TASK BRIEF
Retype the opening lines of the listing below, ending with the line that contains "const rhoB: Record<string, number>", and leave out any pictures.

Source code of charts:

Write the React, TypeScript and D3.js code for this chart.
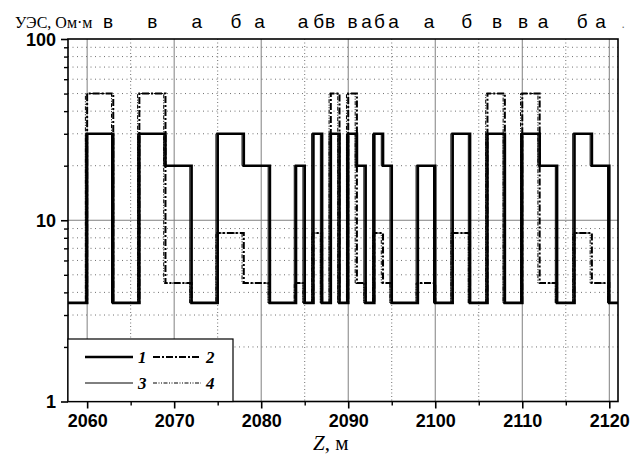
import React, { useEffect, useRef } from 'react';
import * as d3 from 'd3';

// bed boundaries, m (model, curves 1 and 2)
const zTop = [2060, 2066, 2069, 2075, 2078, 2084, 2086, 2088, 2090, 2091, 2093, 2094, 2098, 2102, 2106, 2110, 2112, 2116, 2118];
const zBase = [2063, 2069, 2072, 2078, 2081, 2085, 2087, 2089, 2091, 2092, 2094, 2095, 2100, 2104, 2108, 2112, 2114, 2118, 2120];
// boundaries read for curves 3 and 4
const zTop3 = [2059.8, 2065.8, 2068.8, 2074.8, 2077.8, 2083.8, 2085.8, 2087.8, 2089.8, 2090.8, 2092.8, 2093.8, 2097.8, 2101.8, 2105.8, 2109.8, 2111.8, 2115.8, 2117.8];
const zBase3 = [2062.8, 2068.8, 2071.8, 2077.8, 2080.8, 2084.8, 2086.8, 2088.8, 2090.8, 2091.8, 2093.8, 2094.8, 2099.8, 2103.8, 2107.8, 2111.8, 2113.8, 2117.8, 2119.8];
const bedType = ['в', 'в', 'а', 'б', 'а', 'а', 'б', 'в', 'в', 'а', 'б', 'а', 'а', 'б', 'в', 'в', 'а', 'б', 'а'];
const rhoHost = 3.5;
const rhoA: Record<string, number> = { 'а': 20, 'б': 30, 'в': 30 };
const rhoB: Record<string, number> = { 'а': 4.5, 'б': 8.5, 'в': 50 };

// positions of the letters above the frame
const labelZ = [2062.4, 2067.5, 2072.6, 2077.1, 2079.8, 2084.8, 2086.6, 2087.9, 2090.5, 2092.1, 2093.6, 2095.2, 2099.3, 2103.6, 2107.1, 2110.1, 2112.4, 2116.9, 2119.0];

const xMajor = [2060, 2070, 2080, 2090, 2100, 2110, 2120];
const xMinor = [2065, 2075, 2085, 2095, 2105, 2115];
const yMajor = [1, 10, 100];
const yMinor = [2, 3, 4, 5, 6, 7, 8, 9, 20, 30, 40, 50, 60, 70, 80, 90];

const legendRows = [
  [{ name: '1', width: 2.6, dash: null }, { name: '2', width: 2, dash: '7,2,2,2' }],
  [{ name: '3', width: 1, dash: null }, { name: '4', width: 1, dash: '4,1.5,1,1.5,1,1.5' }],
];

function stepPoints(tops: number[], bases: number[], rho: Record<string, number>, z0: number, z1: number) {
  const pts: [number, number][] = [[z0, rhoHost]];
  tops.forEach((t, i) => {
    pts.push([t, rho[bedType[i]]]);
    if (i === tops.length - 1 || tops[i + 1] !== bases[i]) pts.push([bases[i], rhoHost]);
  });
  pts.push([z1, rhoHost]);
  return pts;
}

function ResistivityChart() {
  const ref = useRef<SVGSVGElement>(null);

  useEffect(() => {
    const width = 638, height = 459;
    const left = 68, right = 618, top = 39, bottom = 401.5;
    const svg = d3.select(ref.current).attr('width', width).attr('height', height);
    svg.selectAll('*').remove();

    const x = d3.scaleLinear().domain([2057.8, 2121]).range([left, right]);
    const y = d3.scaleLog().domain([1, 100]).range([bottom, top]);
    const [z0, z1] = x.domain();

    const sans = 'Liberation Sans, Arial, sans-serif';
    const serif = 'Liberation Serif, Times New Roman, serif';

    // grid
    const grid = svg.append('g');
    grid.selectAll('.vmaj').data(xMajor).enter().append('line')
      .attr('x1', d => x(d)).attr('x2', d => x(d)).attr('y1', top).attr('y2', bottom)
      .attr('stroke', '#808080').attr('stroke-width', 1);
    grid.selectAll('.vmin').data(xMinor).enter().append('line')
      .attr('x1', d => x(d)).attr('x2', d => x(d)).attr('y1', top).attr('y2', bottom)
      .attr('stroke', '#707070').attr('stroke-width', 1).attr('stroke-dasharray', '1,2.5');
    grid.selectAll('.hmin').data(yMinor).enter().append('line')
      .attr('x1', left).attr('x2', right).attr('y1', d => y(d)).attr('y2', d => y(d))
      .attr('stroke', '#707070').attr('stroke-width', 1).attr('stroke-dasharray', '1,3.5');
    grid.append('line')
      .attr('x1', left).attr('x2', right).attr('y1', y(10)).attr('y2', y(10))
      .attr('stroke', '#808080').attr('stroke-width', 1);

    // curves
    const line = d3.line<[number, number]>()
      .x(d => x(d[0])).y(d => y(d[1])).curve(d3.curveStepAfter);
    const series = [
      { pts: stepPoints(zTop3, zBase3, rhoA, z0, z1), width: 1, dash: null },
      { pts: stepPoints(zTop3, zBase3, rhoB, z0, z1), width: 1, dash: '4,1.5,1,1.5,1,1.5' },
      { pts: stepPoints(zTop, zBase, rhoB, z0, z1), width: 2, dash: '7,2,2,2' },
      { pts: stepPoints(zTop, zBase, rhoA, z0, z1), width: 2.6, dash: null },
    ];
    series.forEach(s => {
      svg.append('path').datum(s.pts)
        .attr('fill', 'none').attr('stroke', '#000')
        .attr('stroke-width', s.width)
        .attr('stroke-dasharray', s.dash)
        .attr('d', line);
    });

    // frame
    svg.append('rect').attr('x', left).attr('y', top)
      .attr('width', right - left).attr('height', bottom - top)
      .attr('fill', 'none').attr('stroke', '#000').attr('stroke-width', 1.6);

    // x axis
    const xa = svg.append('g').attr('transform', `translate(0,${bottom})`)
      .call(d3.axisBottom(x).tickValues(xMajor).tickSize(7).tickFormat(d3.format('d')));
    xa.select('.domain').remove();
    xa.selectAll('line').attr('stroke-width', 1.6);
    xa.selectAll('text').attr('font-family', sans).attr('font-weight', 'bold')
      .attr('font-size', 18).attr('dy', null).attr('y', 25.5);
    const xm = svg.append('g').attr('transform', `translate(0,${bottom})`)
      .call(d3.axisBottom(x).tickValues(xMinor).tickSize(4).tickFormat(() => ''));
    xm.select('.domain').remove();
    xm.selectAll('line').attr('stroke-width', 1.4);

    // y axis
    const ya = svg.append('g').attr('transform', `translate(${left},0)`)
      .call(d3.axisLeft(y).tickValues(yMajor).tickSize(7).tickFormat(d3.format('d')));
    ya.select('.domain').remove();
    ya.selectAll('line').attr('stroke-width', 1.6);
    ya.selectAll('text').attr('font-family', sans).attr('font-weight', 'bold')
      .attr('font-size', 18).attr('x', -12).attr('dy', '0.36em');
    const ym = svg.append('g').attr('transform', `translate(${left},0)`)
      .call(d3.axisLeft(y).tickValues(yMinor).tickSize(4).tickFormat(() => ''));
    ym.select('.domain').remove();
    ym.selectAll('line').attr('stroke-width', 1.4);

    // titles
    svg.append('text').attr('x', 15).attr('y', 28)
      .attr('font-family', serif).attr('font-size', 16).text('УЭС, Ом·м');
    const zt = svg.append('text').attr('x', 313).attr('y', 450)
      .attr('font-family', serif).attr('font-size', 21);
    zt.append('tspan').attr('font-style', 'italic').text('Z');
    zt.append('tspan').text(', м');

    // bed letters
    svg.selectAll('.bed').data(labelZ).enter().append('text')
      .attr('x', d => x(d)).attr('y', 28).attr('text-anchor', 'middle')
      .attr('font-family', sans).attr('font-size', 19)
      .text((_, i) => bedType[i]);
    svg.append('text').attr('x', x(2121.4)).attr('y', 28)
      .attr('font-family', sans).attr('font-size', 12).attr('fill', '#666').text('.');

    // legend
    const lg = svg.append('g');
    lg.append('rect').attr('x', left).attr('y', 339).attr('width', 165).attr('height', bottom - 339)
      .attr('fill', '#fff').attr('stroke', '#000').attr('stroke-width', 1.2);
    legendRows.forEach((row, r) => {
      const ly = 357 + r * 26;
      row.forEach((it, c) => {
        const lx = 85 + c * 68;
        lg.append('line').attr('x1', lx).attr('x2', lx + 48).attr('y1', ly).attr('y2', ly)
          .attr('stroke', '#000').attr('stroke-width', it.width).attr('stroke-dasharray', it.dash);
        lg.append('text').attr('x', lx + 53).attr('y', ly + 6)
          .attr('font-family', serif).attr('font-style', 'italic').attr('font-weight', 'bold')
          .attr('font-size', 17).text(it.name);
      });
    });
  }, []);

  return <svg ref={ref} style={{ position: 'absolute', left: 0, top: 0 }}></svg>;
}

export default function App() {
  return <ResistivityChart />;
}
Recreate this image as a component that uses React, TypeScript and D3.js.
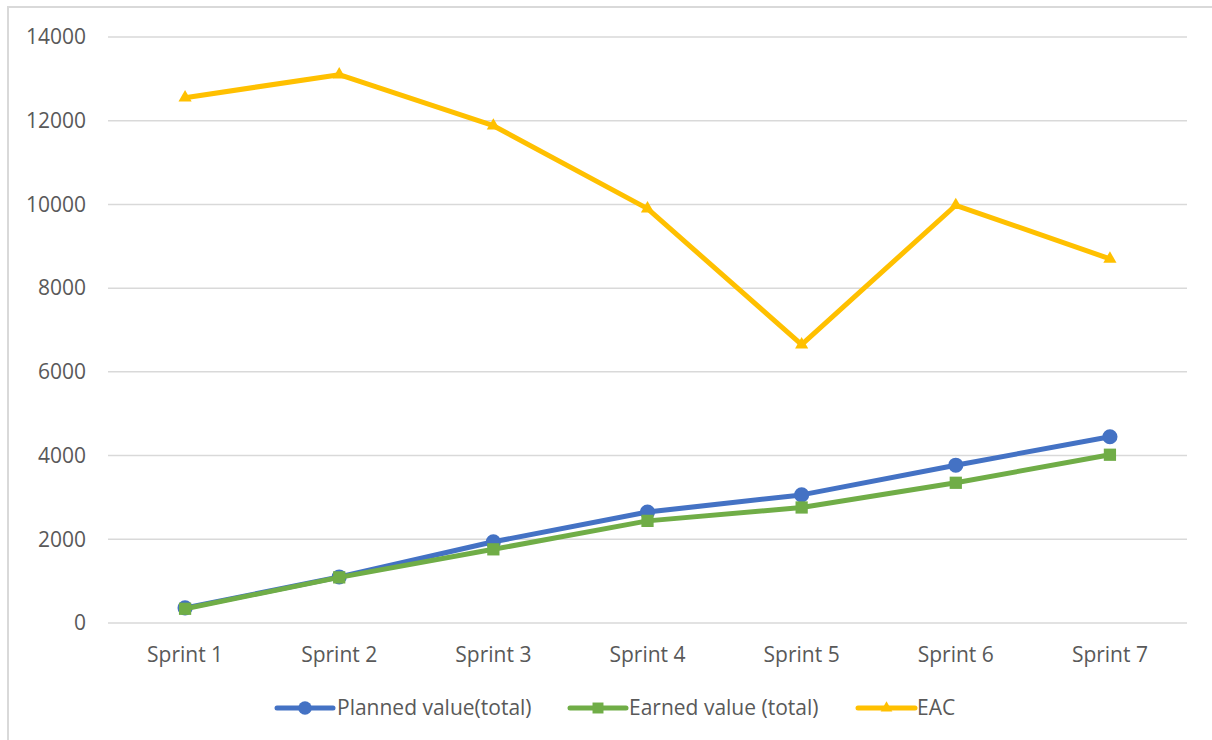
import React, { useEffect, useRef } from 'react';
import * as d3 from 'd3';

const sprints = ['Sprint 1', 'Sprint 2', 'Sprint 3', 'Sprint 4', 'Sprint 5', 'Sprint 6', 'Sprint 7'];
const plannedValue = [360, 1100, 1940, 2650, 3060, 3770, 4450];
const earnedValue = [340, 1090, 1760, 2440, 2760, 3350, 4020];
const eac = [12550, 13100, 11880, 9900, 6650, 9980, 8700];
const yTicks = [0, 2000, 4000, 6000, 8000, 10000, 12000, 14000];

const seriesList = [
  { name: 'Planned value(total)', values: plannedValue, color: '#4472C4', symbol: d3.symbolCircle, size: 180 },
  { name: 'Earned value (total)', values: earnedValue, color: '#70AD47', symbol: d3.symbolSquare, size: 150 },
  { name: 'EAC', values: eac, color: '#FFC000', symbol: d3.symbolTriangle, size: 75 },
];

export default function App() {
  const ref = useRef<SVGSVGElement>(null);

  useEffect(() => {
    const width = 1212;
    const height = 740;
    const margin = { left: 108, right: 25, top: 37, bottom: 117 };
    const font = '"Open Sans", sans-serif';
    const fontSize = 21;
    const textColor = '#595959';

    const svg = d3.select(ref.current);
    svg.selectAll('*').remove();

    // outer chart frame, cropped on the right and bottom
    svg.append('rect')
      .attr('x', 8).attr('y', 7)
      .attr('width', 1300).attr('height', 800)
      .attr('fill', 'white')
      .attr('stroke', '#d9d9d9')
      .attr('stroke-width', 2);

    const x = d3.scaleBand()
      .domain(sprints)
      .range([margin.left, width - margin.right]);

    const y = d3.scaleLinear()
      .domain([0, 14000])
      .range([height - margin.bottom, margin.top]);

    // gridlines
    svg.append('g')
      .selectAll('line')
      .data(yTicks)
      .enter()
      .append('line')
      .attr('x1', margin.left)
      .attr('x2', width - margin.right)
      .attr('y1', (d) => y(d))
      .attr('y2', (d) => y(d))
      .attr('stroke', '#d9d9d9')
      .attr('stroke-width', 1.5);

    // y tick labels
    svg.append('g')
      .selectAll('text')
      .data(yTicks)
      .enter()
      .append('text')
      .attr('x', 86)
      .attr('y', (d) => y(d))
      .attr('dy', '0.35em')
      .attr('text-anchor', 'end')
      .attr('font-family', font)
      .attr('font-size', fontSize)
      .attr('fill', textColor)
      .text((d) => d);

    // x labels
    svg.append('g')
      .selectAll('text')
      .data(sprints)
      .enter()
      .append('text')
      .attr('x', (d) => x(d)! + x.bandwidth() / 2)
      .attr('y', 662)
      .attr('text-anchor', 'middle')
      .attr('font-family', font)
      .attr('font-size', fontSize)
      .attr('fill', textColor)
      .text((d) => d);

    const line = d3.line<number>()
      .x((d, i) => x(sprints[i])! + x.bandwidth() / 2)
      .y((d) => y(d));

    seriesList.forEach((s) => {
      const g = svg.append('g');
      g.append('path')
        .datum(s.values)
        .attr('d', line)
        .attr('fill', 'none')
        .attr('stroke', s.color)
        .attr('stroke-width', 5)
        .attr('stroke-linejoin', 'round');

      g.selectAll('path.marker')
        .data(s.values)
        .enter()
        .append('path')
        .attr('class', 'marker')
        .attr('d', d3.symbol().type(s.symbol).size(s.size)())
        .attr('transform', (d, i) => `translate(${x(sprints[i])! + x.bandwidth() / 2},${y(d)})`)
        .attr('fill', s.color);
    });

    // legend
    const legendItems = [
      { x1: 277, x2: 333, tx: 337 },
      { x1: 570, x2: 626, tx: 629 },
      { x1: 858, x2: 915, tx: 917 },
    ];
    const ly = 708;
    seriesList.forEach((s, i) => {
      const li = legendItems[i];
      const g = svg.append('g');
      g.append('line')
        .attr('x1', li.x1).attr('x2', li.x2)
        .attr('y1', ly).attr('y2', ly)
        .attr('stroke', s.color)
        .attr('stroke-width', 5)
        .attr('stroke-linecap', 'round');
      g.append('path')
        .attr('d', d3.symbol().type(s.symbol).size(s.size * 0.8)())
        .attr('transform', `translate(${(li.x1 + li.x2) / 2},${ly})`)
        .attr('fill', s.color);
      g.append('text')
        .attr('x', li.tx)
        .attr('y', ly)
        .attr('dy', '0.35em')
        .attr('font-family', font)
        .attr('font-size', fontSize)
        .attr('fill', textColor)
        .text(s.name);
    });
  }, []);

  return (
    <svg
      ref={ref}
      width={1212}
      height={740}
      style={{ position: 'absolute', left: 0, top: 0, background: 'white' }}
    />
  );
}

PROBLEM SOLUTION
Write the React, TypeScript and D3.js code for this chart.
import React, { useEffect, useRef } from 'react';
import * as d3 from 'd3';

// bed boundaries, m (model, curves 1 and 2)
const zTop = [2060, 2066, 2069, 2075, 2078, 2084, 2086, 2088, 2090, 2091, 2093, 2094, 2098, 2102, 2106, 2110, 2112, 2116, 2118];
const zBase = [2063, 2069, 2072, 2078, 2081, 2085, 2087, 2089, 2091, 2092, 2094, 2095, 2100, 2104, 2108, 2112, 2114, 2118, 2120];
// boundaries read for curves 3 and 4
const zTop3 = [2059.8, 2065.8, 2068.8, 2074.8, 2077.8, 2083.8, 2085.8, 2087.8, 2089.8, 2090.8, 2092.8, 2093.8, 2097.8, 2101.8, 2105.8, 2109.8, 2111.8, 2115.8, 2117.8];
const zBase3 = [2062.8, 2068.8, 2071.8, 2077.8, 2080.8, 2084.8, 2086.8, 2088.8, 2090.8, 2091.8, 2093.8, 2094.8, 2099.8, 2103.8, 2107.8, 2111.8, 2113.8, 2117.8, 2119.8];
const bedType = ['в', 'в', 'а', 'б', 'а', 'а', 'б', 'в', 'в', 'а', 'б', 'а', 'а', 'б', 'в', 'в', 'а', 'б', 'а'];
const rhoHost = 3.5;
const rhoA: Record<string, number> = { 'а': 20, 'б': 30, 'в': 30 };
const rhoB: Record<string, number> = { 'а': 4.5, 'б': 8.5, 'в': 50 };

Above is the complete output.